**YOUR OBJECTIVE:** How many lines in the listing below include the word "matplotlib"? Answer with the number and nothing else.

**MATERIAL FOR THIS EXERCISE:**
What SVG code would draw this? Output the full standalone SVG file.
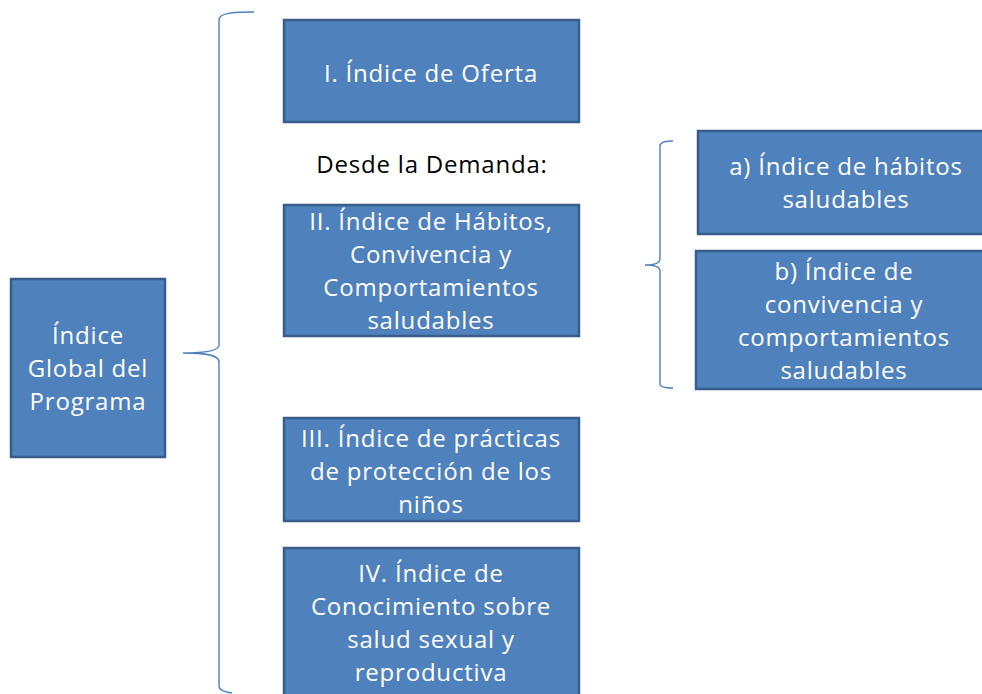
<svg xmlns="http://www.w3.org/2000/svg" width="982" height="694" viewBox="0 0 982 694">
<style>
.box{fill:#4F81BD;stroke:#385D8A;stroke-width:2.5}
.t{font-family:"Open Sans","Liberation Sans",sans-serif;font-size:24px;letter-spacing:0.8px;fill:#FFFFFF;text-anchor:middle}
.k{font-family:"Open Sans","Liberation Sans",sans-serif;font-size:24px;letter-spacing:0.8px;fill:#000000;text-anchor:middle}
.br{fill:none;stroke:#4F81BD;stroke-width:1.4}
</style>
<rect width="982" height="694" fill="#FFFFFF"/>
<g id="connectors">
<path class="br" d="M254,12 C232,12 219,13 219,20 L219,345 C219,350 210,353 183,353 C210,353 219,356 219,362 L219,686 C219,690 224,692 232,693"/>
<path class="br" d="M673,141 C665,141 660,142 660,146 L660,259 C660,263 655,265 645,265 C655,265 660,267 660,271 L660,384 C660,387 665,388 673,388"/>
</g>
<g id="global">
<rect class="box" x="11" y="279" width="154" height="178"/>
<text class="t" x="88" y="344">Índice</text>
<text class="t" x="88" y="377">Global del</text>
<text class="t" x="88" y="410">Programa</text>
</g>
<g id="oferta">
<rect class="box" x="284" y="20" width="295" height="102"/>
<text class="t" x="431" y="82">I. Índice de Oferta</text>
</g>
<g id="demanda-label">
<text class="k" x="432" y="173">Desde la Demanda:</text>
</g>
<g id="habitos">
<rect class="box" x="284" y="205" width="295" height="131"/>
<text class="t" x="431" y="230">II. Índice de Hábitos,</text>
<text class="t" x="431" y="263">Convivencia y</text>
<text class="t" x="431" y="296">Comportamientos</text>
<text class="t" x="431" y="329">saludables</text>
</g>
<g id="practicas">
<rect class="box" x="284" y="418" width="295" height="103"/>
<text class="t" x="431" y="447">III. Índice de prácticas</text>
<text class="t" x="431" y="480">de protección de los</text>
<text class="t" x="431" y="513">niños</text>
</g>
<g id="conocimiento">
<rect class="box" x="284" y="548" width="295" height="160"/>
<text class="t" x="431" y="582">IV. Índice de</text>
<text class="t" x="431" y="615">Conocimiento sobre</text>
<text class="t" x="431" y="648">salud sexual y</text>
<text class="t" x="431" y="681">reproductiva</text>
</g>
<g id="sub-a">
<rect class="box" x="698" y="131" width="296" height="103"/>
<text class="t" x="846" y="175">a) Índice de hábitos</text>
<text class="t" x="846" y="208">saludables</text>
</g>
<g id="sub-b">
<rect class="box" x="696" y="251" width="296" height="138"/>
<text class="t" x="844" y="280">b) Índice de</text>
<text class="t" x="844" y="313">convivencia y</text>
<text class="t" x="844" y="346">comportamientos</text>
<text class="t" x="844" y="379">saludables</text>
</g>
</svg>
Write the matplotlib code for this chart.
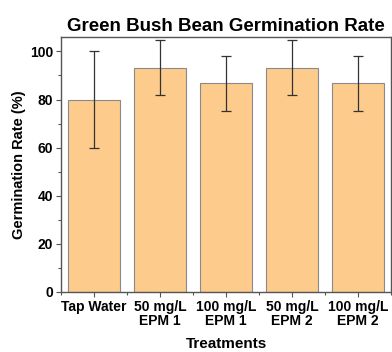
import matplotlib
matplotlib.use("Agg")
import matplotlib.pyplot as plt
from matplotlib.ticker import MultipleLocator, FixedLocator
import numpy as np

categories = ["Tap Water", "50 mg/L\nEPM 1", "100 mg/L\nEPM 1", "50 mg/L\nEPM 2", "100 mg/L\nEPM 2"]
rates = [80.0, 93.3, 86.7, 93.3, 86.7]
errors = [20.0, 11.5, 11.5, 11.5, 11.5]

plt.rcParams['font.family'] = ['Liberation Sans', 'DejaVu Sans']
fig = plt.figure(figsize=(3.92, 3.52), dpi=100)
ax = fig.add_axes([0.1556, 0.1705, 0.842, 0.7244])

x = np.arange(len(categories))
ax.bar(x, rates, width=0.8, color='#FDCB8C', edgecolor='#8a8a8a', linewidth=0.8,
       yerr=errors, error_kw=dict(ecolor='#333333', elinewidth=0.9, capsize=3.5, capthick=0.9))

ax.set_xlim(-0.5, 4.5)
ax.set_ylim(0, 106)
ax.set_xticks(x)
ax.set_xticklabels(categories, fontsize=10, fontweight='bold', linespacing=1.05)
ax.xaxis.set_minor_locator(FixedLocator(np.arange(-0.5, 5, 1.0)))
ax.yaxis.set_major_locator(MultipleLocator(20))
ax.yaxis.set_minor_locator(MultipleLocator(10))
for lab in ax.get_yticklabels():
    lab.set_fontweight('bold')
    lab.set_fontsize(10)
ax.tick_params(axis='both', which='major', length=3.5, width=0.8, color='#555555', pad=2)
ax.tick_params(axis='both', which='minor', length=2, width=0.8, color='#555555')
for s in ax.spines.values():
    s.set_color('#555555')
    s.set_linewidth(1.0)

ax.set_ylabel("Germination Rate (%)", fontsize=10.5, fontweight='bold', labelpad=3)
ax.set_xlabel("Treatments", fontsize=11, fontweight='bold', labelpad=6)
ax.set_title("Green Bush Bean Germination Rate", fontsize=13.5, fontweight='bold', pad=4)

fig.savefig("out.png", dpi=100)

--

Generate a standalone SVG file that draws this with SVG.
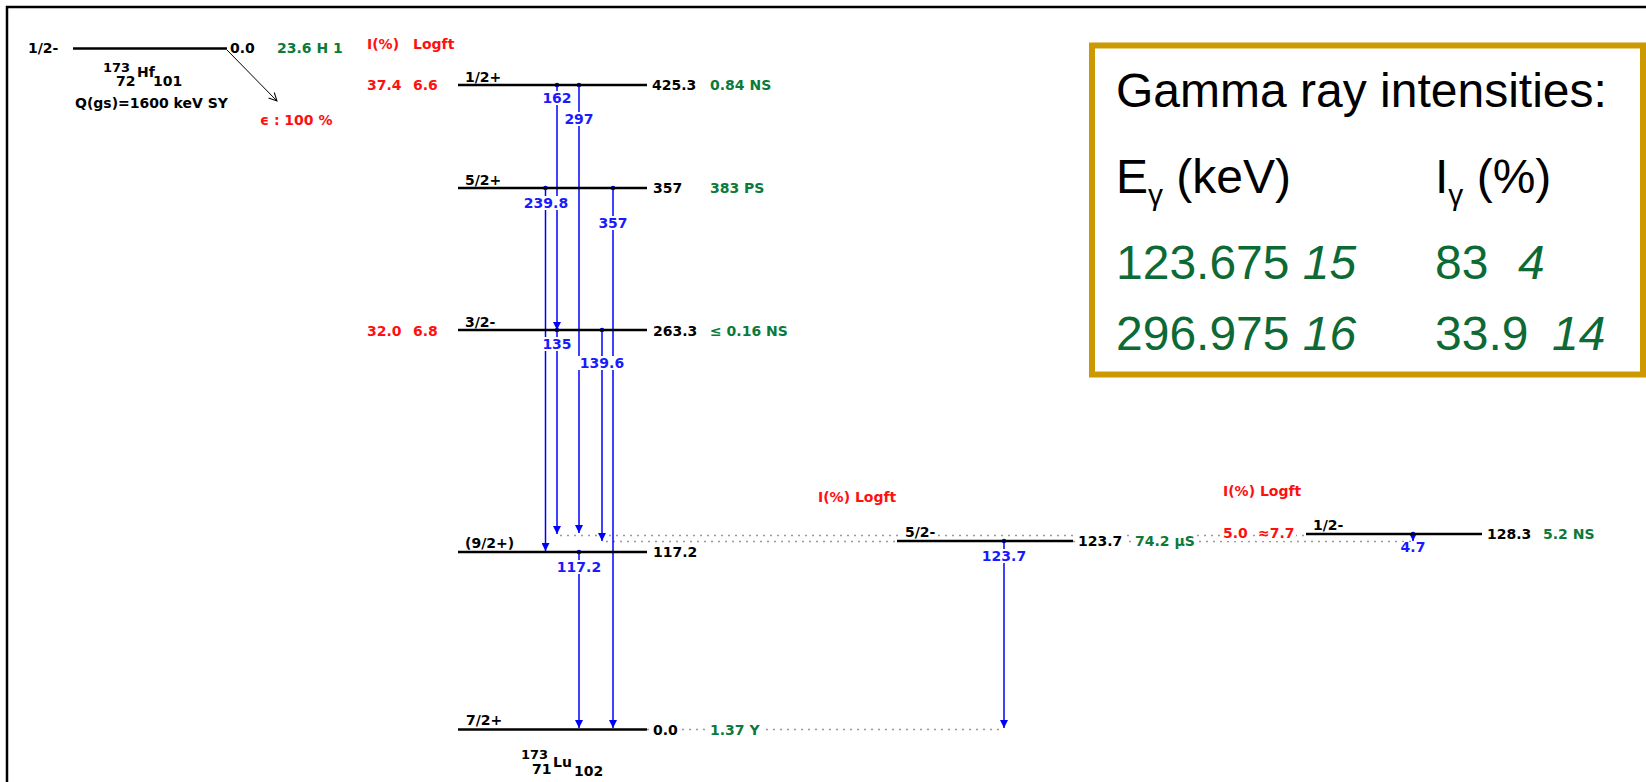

**TASK ANSWER:** 5